= Market Abuse Directive =

EU legislation

The Market Abuse Directive (MAD) is a European Union (EU) legislation that aims to prevent and detect market abuse in the financial markets. It was enacted in 2003 and later revised in 2014, making it a key component of the EU's efforts to regulate and maintain fair and transparent financial markets. The MAD applies to all financial instruments listed on an EU regulated market, including stocks, bonds, derivatives, and commodities.

== History ==
Market abuse, which refers to activities that distort the market and harm its integrity, has been a growing concern for regulators and investors around the world. The lack of clear regulations and the rise of complex financial instruments have made market abuse more widespread and harder to detect. As a result, the EU introduced the MAD in 2003 to establish a uniform set of rules for financial markets within its member states. In 2014, the EU revised the MAD to strengthen its provisions and align it with the international standards set by the Committee of European Securities Regulators (CESR) and the International Organization of Securities Commissions (IOSCO).

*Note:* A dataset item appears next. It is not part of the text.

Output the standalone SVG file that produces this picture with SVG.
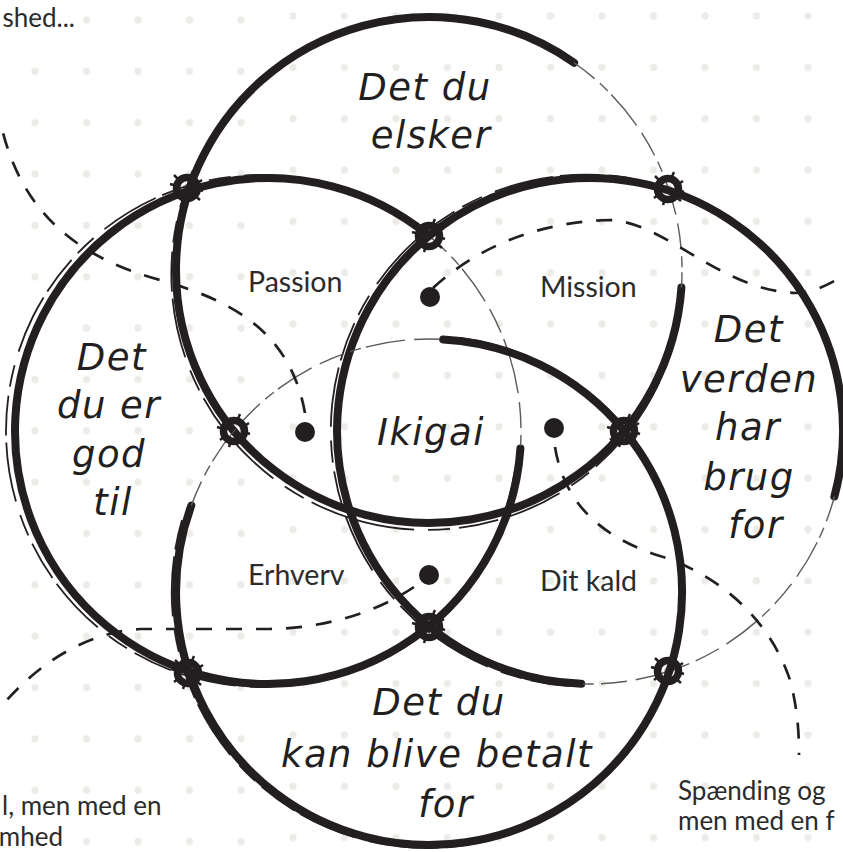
<svg xmlns="http://www.w3.org/2000/svg" xmlns:xlink="http://www.w3.org/1999/xlink" width="843" height="852" viewBox="0 0 843 852">
<style>
.brush{fill:none;stroke:#231f20;stroke-width:8;stroke-linecap:round}
.rough{fill:none;stroke:#231f20;stroke-width:1.8;stroke-dasharray:40 9 22 14 60 7}
.dry{fill:none;stroke:#5a5a5a;stroke-width:1.4;stroke-dasharray:26 7 11 5 40 9}
.dash{fill:none;stroke:#231f20;stroke-width:2.7;stroke-dasharray:16 14}
.dot{fill:#231f20}
.lbl{font-family:Lato,'Open Sans',sans-serif;font-size:28.5px;fill:#2b2b2b}
.note{font-size:26px}
.hand{font-family:'DejaVu Sans',sans-serif;font-style:oblique;font-size:37px;fill:#231f20;text-anchor:middle;letter-spacing:1.5px}
</style>
<defs>
<pattern id="gridL" x="9.25" y="-5.675" width="51.5" height="51.35" patternUnits="userSpaceOnUse"><circle cx="25.75" cy="25.675" r="3.6" fill="#ecebe7"/></pattern>
<pattern id="gridR" x="267.25" y="-9.675" width="51.5" height="51.35" patternUnits="userSpaceOnUse"><circle cx="25.75" cy="25.675" r="3.6" fill="#ecebe7"/></pattern>
<g id="knot">
<circle r="10.5" fill="none" stroke="#231f20" stroke-width="7.5"/>
<circle r="4" fill="#231f20" opacity="0.3"/>
<path d="M-17,-4 L-10,-2 M15,-8 L9,-4 M-5,16 L-3,10 M6,-17 L3,-10 M-13,-13 L-7,-7 M13,12 L7,7 M-14,9 L-9,5 M16,3 L10,1" stroke="#231f20" stroke-width="2.5" fill="none"/>
</g>
</defs>
<rect width="843" height="852" fill="#ffffff"/>
<rect x="0" y="0" width="267" height="852" fill="url(#gridL)"/>
<rect x="267" y="0" width="576" height="852" fill="url(#gridR)"/>

<g id="circle-top">
<path class="brush" d="M681.4,287.6 A253,253 0 1 1 574.1,62.7"/>
<path class="rough" d="M682,300 A256,256 0 1 1 560,55"/>
<path class="dry" d="M574.1,62.7 A253,253 0 0 1 681.4,287.6"/>
<text class="hand" x="425" y="100">Det du</text>
<text class="hand" x="431" y="148">elsker</text>
</g>
<g id="circle-left">
<path class="brush" d="M520.4,448.6 A253,253 0 1 1 427.2,234.4"/>
<path class="rough" d="M515,470 A256,256 0 1 1 410,222"/>
<path class="dry" d="M427.2,234.4 A253,253 0 0 1 520.4,448.6"/>
<text class="hand" x="112" y="370">Det</text>
<text class="hand" x="109" y="418">du er</text>
<text class="hand" x="109" y="467">god</text>
<text class="hand" x="113" y="515">til</text>
</g>
<g id="circle-right">
<path class="brush" d="M581.2,683.8 A253,253 0 1 1 834.4,496.5"/>
<path class="rough" d="M570,686 A256,256 0 1 1 838,480"/>
<path class="dry" d="M834.4,496.5 A253,253 0 0 1 581.2,683.8"/>
<text class="hand" x="749" y="342">Det</text>
<text class="hand" x="749" y="392">verden</text>
<text class="hand" x="748" y="440">har</text>
<text class="hand" x="749" y="490">brug</text>
<text class="hand" x="756" y="538">for</text>
</g>
<g id="circle-bottom">
<path class="brush" d="M443.1,339.4 A253,253 0 1 1 191.3,505.5"/>
<path class="rough" d="M460,338 A256,256 0 1 1 182,520"/>
<path class="dry" d="M191.3,505.5 A253,253 0 0 1 443.1,339.4"/>
<text class="hand" x="439" y="715">Det du</text>
<text class="hand" x="437" y="767">kan blive betalt</text>
<text class="hand" x="446" y="817">for</text>
</g>

<g id="knots">
<use xlink:href="#knot" x="187" y="188"/>
<use xlink:href="#knot" x="668" y="189"/>
<use xlink:href="#knot" x="188" y="673"/>
<use xlink:href="#knot" x="668" y="671"/>
<use xlink:href="#knot" x="429" y="236"/>
<use xlink:href="#knot" x="429" y="627"/>
<use xlink:href="#knot" x="234" y="431"/>
<use xlink:href="#knot" x="624" y="431"/>
</g>

<g id="connectors">
<path class="dash" d="M305,413 C290,330 230,300 160,280 C80,258 20,215 0,120"/>
<path class="dash" d="M433,288 C480,245 540,222 610,220 C665,222 720,290 795,293 C812,293 828,285 843,276"/>
<path class="dash" d="M555,447 C565,510 610,540 660,556 C720,575 770,620 790,680 C798,710 799,735 799,755"/>
<path class="dash" d="M414,587 C380,610 330,628 270,629 L140,629 C90,632 40,660 0,708"/>
</g>

<g id="passion"><circle class="dot" cx="305" cy="432" r="10"/><text class="lbl" x="248" y="292">Passion</text></g>
<g id="mission"><circle class="dot" cx="430" cy="297" r="10"/><text class="lbl" x="540" y="297">Mission</text></g>
<g id="dit-kald"><circle class="dot" cx="554" cy="428" r="10"/><text class="lbl" x="540" y="591">Dit kald</text></g>
<g id="erhverv"><circle class="dot" cx="429" cy="575" r="10"/><text class="lbl" x="248" y="585">Erhverv</text></g>
<g id="ikigai"><text class="hand" x="431" y="445">Ikigai</text></g>

<g id="notes">
<text class="lbl note" x="75" y="27" text-anchor="end">shed...</text>
<text class="lbl note" x="2" y="815">l, men med en</text>
<text class="lbl note" x="63" y="846" text-anchor="end">mhed</text>
<text class="lbl note" x="678" y="800">Spænding og</text>
<text class="lbl note" x="678" y="830">men med en f</text>
</g>
</svg>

The revised MAD, also known as MAD II, became effective in July 2016.

== Objective ==
The main objective of the MAD is to increase market integrity, maintain investor confidence, and protect the overall stability of the financial system in the EU. It aims to achieve these goals by prohibiting and imposing sanctions on market abuse activities such as insider dealing, unlawful disclosure of insider information, and market manipulation. Insider dealing refers to the use of confidential information to gain unfair profits in the financial markets. The MAD prohibits any individual from using privileged information to make trades or encourage others to do so. Unlawful disclosure of insider information is another form of market abuse that occurs when confidential information is shared with others who may use it to gain an unfair advantage. The MAD requires companies to disclose any inside information that may affect the value of their securities to the public in a timely and accurate manner. Market manipulation is the act of artificially inflating or deflating the price of a financial instrument through false or misleading transactions. The MAD prohibits any activity that gives false or misleading signals about the supply, demand, or price of a financial instrument.

== Implementation ==
The MAD is implemented through national legislation in each EU member state, with regulatory bodies responsible for its enforcement. These regulators have the power to investigate and prosecute any suspected cases of market abuse, impose sanctions, and cooperate with other international regulators to share information and coordinate their efforts. The MAD also requires market participants, such as investment firms, credit institutions, and trading venues, to put in place procedures and controls to prevent and detect market abuse. They are also required to report any suspicious transactions to the relevant authorities.

== Effects ==
Since its implementation, the MAD has played a crucial role in promoting market transparency and fairness in the EU financial markets. It has helped to improve investor protection and confidence, which is crucial for the functioning of the financial system. The revised MAD II has further strengthened the EU's ability to detect and prevent market abuse, especially with the introduction of stricter sanctions and the expansion of its scope to cover new financial instruments and techniques.

== Criticism ==
The MAD has faced criticism for its narrow definition of market abuse and its lack of clear guidelines on some aspects of market manipulation. Some have argued that the legislation only covers a limited range of abusive behaviors and fails to address new forms of market manipulation, such as high-frequency trading and algorithmic trading.